--- Start Supplied information ---
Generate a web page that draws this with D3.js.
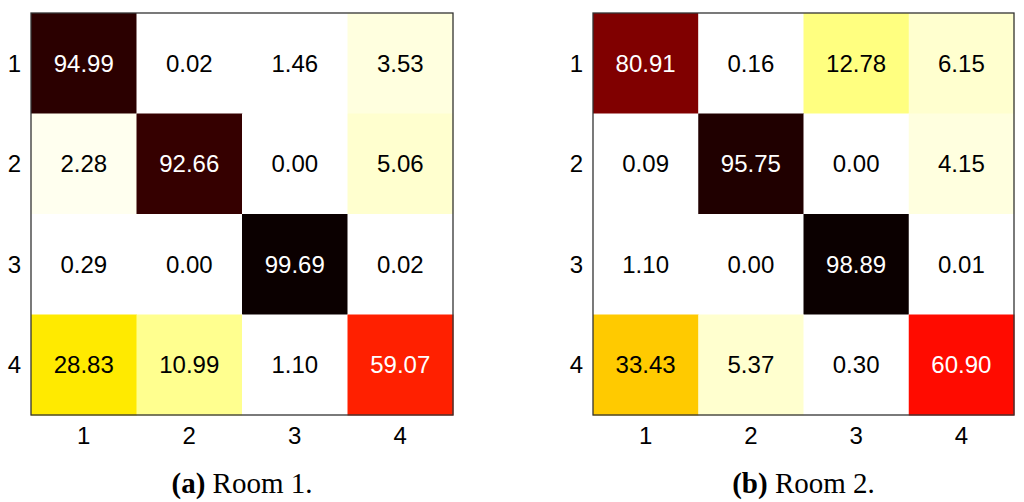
<!DOCTYPE html>
<html><head><meta charset="utf-8">
<script src="https://cdn.jsdelivr.net/npm/d3@7"></script>
<style>body{margin:0;background:#fff;} svg{display:block;}</style>
</head><body>
<svg id="c" width="1024" height="502"></svg>
<script>
const labels = ["1","2","3","4"];
const room1 = [
  [94.99, 0.02, 1.46, 3.53],
  [2.28, 92.66, 0.00, 5.06],
  [0.29, 0.00, 99.69, 0.02],
  [28.83, 10.99, 1.10, 59.07]
];
const room2 = [
  [80.91, 0.16, 12.78, 6.15],
  [0.09, 95.75, 0.00, 4.15],
  [1.10, 0.00, 98.89, 0.01],
  [33.43, 5.37, 0.30, 60.90]
];
const captions = [["(a)", " Room 1."], ["(b)", " Room 2."]];

// reversed 64-level "hot" colormap: min -> white, max -> black
function hotRev(v, lo, hi) {
  const t = Math.max(0, Math.min(1, 1 - (v - lo) / (hi - lo)));
  const i = Math.min(63, Math.floor(t * 64)) + 1;
  const r = Math.min(1, i / 24);
  const g = Math.max(0, Math.min(1, (i - 24) / 24));
  const b = Math.max(0, Math.min(1, (i - 48) / 16));
  return d3.rgb(r * 255, g * 255, b * 255).toString();
}

const svg = d3.select("#c");
const panels = [
  {data: room1, x0: 31, x1: 453, cap: captions[0]},
  {data: room2, x0: 593, x1: 1014, cap: captions[1]}
];
const y0 = 13, y1 = 415;

panels.forEach(p => {
  const x = d3.scaleBand().domain(labels).range([p.x0, p.x1]);
  const y = d3.scaleBand().domain(labels).range([y0, y1]);
  const g = svg.append("g");
  const cells = [];
  p.data.forEach((row, i) => row.forEach((v, j) => cells.push({r: labels[i], c: labels[j], v})));
  const [lo, hi] = d3.extent(cells, d => d.v);
  g.selectAll("rect.cell").data(cells).join("rect")
    .attr("class", "cell")
    .attr("x", d => x(d.c)).attr("y", d => y(d.r))
    .attr("width", x.bandwidth() + 0.5).attr("height", y.bandwidth() + 0.5)
    .attr("fill", d => hotRev(d.v, lo, hi));
  g.selectAll("text.val").data(cells).join("text")
    .attr("class", "val")
    .attr("x", d => x(d.c) + x.bandwidth() / 2)
    .attr("y", d => y(d.r) + y.bandwidth() / 2 + 8.5)
    .attr("text-anchor", "middle")
    .attr("font-family", "Liberation Sans, Arial, sans-serif")
    .attr("font-size", 24)
    .attr("fill", d => d.v > 50 ? "#fff" : "#000")
    .text(d => d.v.toFixed(2));
  g.append("rect")
    .attr("x", p.x0).attr("y", y0).attr("width", p.x1 - p.x0).attr("height", y1 - y0)
    .attr("fill", "none").attr("stroke", "#333").attr("stroke-width", 1.3);

  const ax = g.append("g").attr("transform", `translate(0,${y1 + 10})`)
    .call(d3.axisBottom(x).tickSize(0).tickPadding(0));
  const ay = g.append("g").attr("transform", `translate(${p.x0 - 10},0)`)
    .call(d3.axisLeft(y).tickSize(0).tickPadding(0));
  [ax, ay].forEach(a => {
    a.select(".domain").remove();
    a.selectAll("text").attr("font-family", "Liberation Sans, Arial, sans-serif")
      .attr("font-size", 24).attr("fill", "#000");
  });
  ax.selectAll("text").attr("dy", "0.71em").attr("y", 2);
  ay.selectAll("text").attr("dy", "0.35em");

  const cap = g.append("text")
    .attr("x", (p.x0 + p.x1) / 2).attr("y", 493)
    .attr("text-anchor", "middle")
    .attr("font-family", "Liberation Serif, Times New Roman, serif")
    .attr("font-size", 29).attr("fill", "#000");
  cap.append("tspan").attr("font-weight", "bold").text(p.cap[0]);
  cap.append("tspan").text(p.cap[1]);
});
</script>
</body></html>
--- End Supplied information ---
What is being asked »
Quote in full the listing given above; the images are to be left out.

Solution to the exercise »
Generate a web page that draws this with D3.js.
<!DOCTYPE html>
<html><head><meta charset="utf-8">
<script src="https://cdn.jsdelivr.net/npm/d3@7"></script>
<style>body{margin:0;background:#fff;} svg{display:block;}</style>
</head><body>
<svg id="c" width="1024" height="502"></svg>
<script>
const labels = ["1","2","3","4"];
const room1 = [
  [94.99, 0.02, 1.46, 3.53],
  [2.28, 92.66, 0.00, 5.06],
  [0.29, 0.00, 99.69, 0.02],
  [28.83, 10.99, 1.10, 59.07]
];
const room2 = [
  [80.91, 0.16, 12.78, 6.15],
  [0.09, 95.75, 0.00, 4.15],
  [1.10, 0.00, 98.89, 0.01],
  [33.43, 5.37, 0.30, 60.90]
];
const captions = [["(a)", " Room 1."], ["(b)", " Room 2."]];

// reversed 64-level "hot" colormap: min -> white, max -> black
function hotRev(v, lo, hi) {
  const t = Math.max(0, Math.min(1, 1 - (v - lo) / (hi - lo)));
  const i = Math.min(63, Math.floor(t * 64)) + 1;
  const r = Math.min(1, i / 24);
  const g = Math.max(0, Math.min(1, (i - 24) / 24));
  const b = Math.max(0, Math.min(1, (i - 48) / 16));
  return d3.rgb(r * 255, g * 255, b * 255).toString();
}

const svg = d3.select("#c");
const panels = [
  {data: room1, x0: 31, x1: 453, cap: captions[0]},
  {data: room2, x0: 593, x1: 1014, cap: captions[1]}
];
const y0 = 13, y1 = 415;

panels.forEach(p => {
  const x = d3.scaleBand().domain(labels).range([p.x0, p.x1]);
  const y = d3.scaleBand().domain(labels).range([y0, y1]);
  const g = svg.append("g");
  const cells = [];
  p.data.forEach((row, i) => row.forEach((v, j) => cells.push({r: labels[i], c: labels[j], v})));
  const [lo, hi] = d3.extent(cells, d => d.v);
  g.selectAll("rect.cell").data(cells).join("rect")
    .attr("class", "cell")
    .attr("x", d => x(d.c)).attr("y", d => y(d.r))
    .attr("width", x.bandwidth() + 0.5).attr("height", y.bandwidth() + 0.5)
    .attr("fill", d => hotRev(d.v, lo, hi));
  g.selectAll("text.val").data(cells).join("text")
    .attr("class", "val")
    .attr("x", d => x(d.c) + x.bandwidth() / 2)
    .attr("y", d => y(d.r) + y.bandwidth() / 2 + 8.5)
    .attr("text-anchor", "middle")
    .attr("font-family", "Liberation Sans, Arial, sans-serif")
    .attr("font-size", 24)
    .attr("fill", d => d.v > 50 ? "#fff" : "#000")
    .text(d => d.v.toFixed(2));
  g.append("rect")
    .attr("x", p.x0).attr("y", y0).attr("width", p.x1 - p.x0).attr("height", y1 - y0)
    .attr("fill", "none").attr("stroke", "#333").attr("stroke-width", 1.3);

  const ax = g.append("g").attr("transform", `translate(0,${y1 + 10})`)
    .call(d3.axisBottom(x).tickSize(0).tickPadding(0));
  const ay = g.append("g").attr("transform", `translate(${p.x0 - 10},0)`)
    .call(d3.axisLeft(y).tickSize(0).tickPadding(0));
  [ax, ay].forEach(a => {
    a.select(".domain").remove();
    a.selectAll("text").attr("font-family", "Liberation Sans, Arial, sans-serif")
      .attr("font-size", 24).attr("fill", "#000");
  });
  ax.selectAll("text").attr("dy", "0.71em").attr("y", 2);
  ay.selectAll("text").attr("dy", "0.35em");

  const cap = g.append("text")
    .attr("x", (p.x0 + p.x1) / 2).attr("y", 493)
    .attr("text-anchor", "middle")
    .attr("font-family", "Liberation Serif, Times New Roman, serif")
    .attr("font-size", 29).attr("fill", "#000");
  cap.append("tspan").attr("font-weight", "bold").text(p.cap[0]);
  cap.append("tspan").text(p.cap[1]);
});
</script>
</body></html>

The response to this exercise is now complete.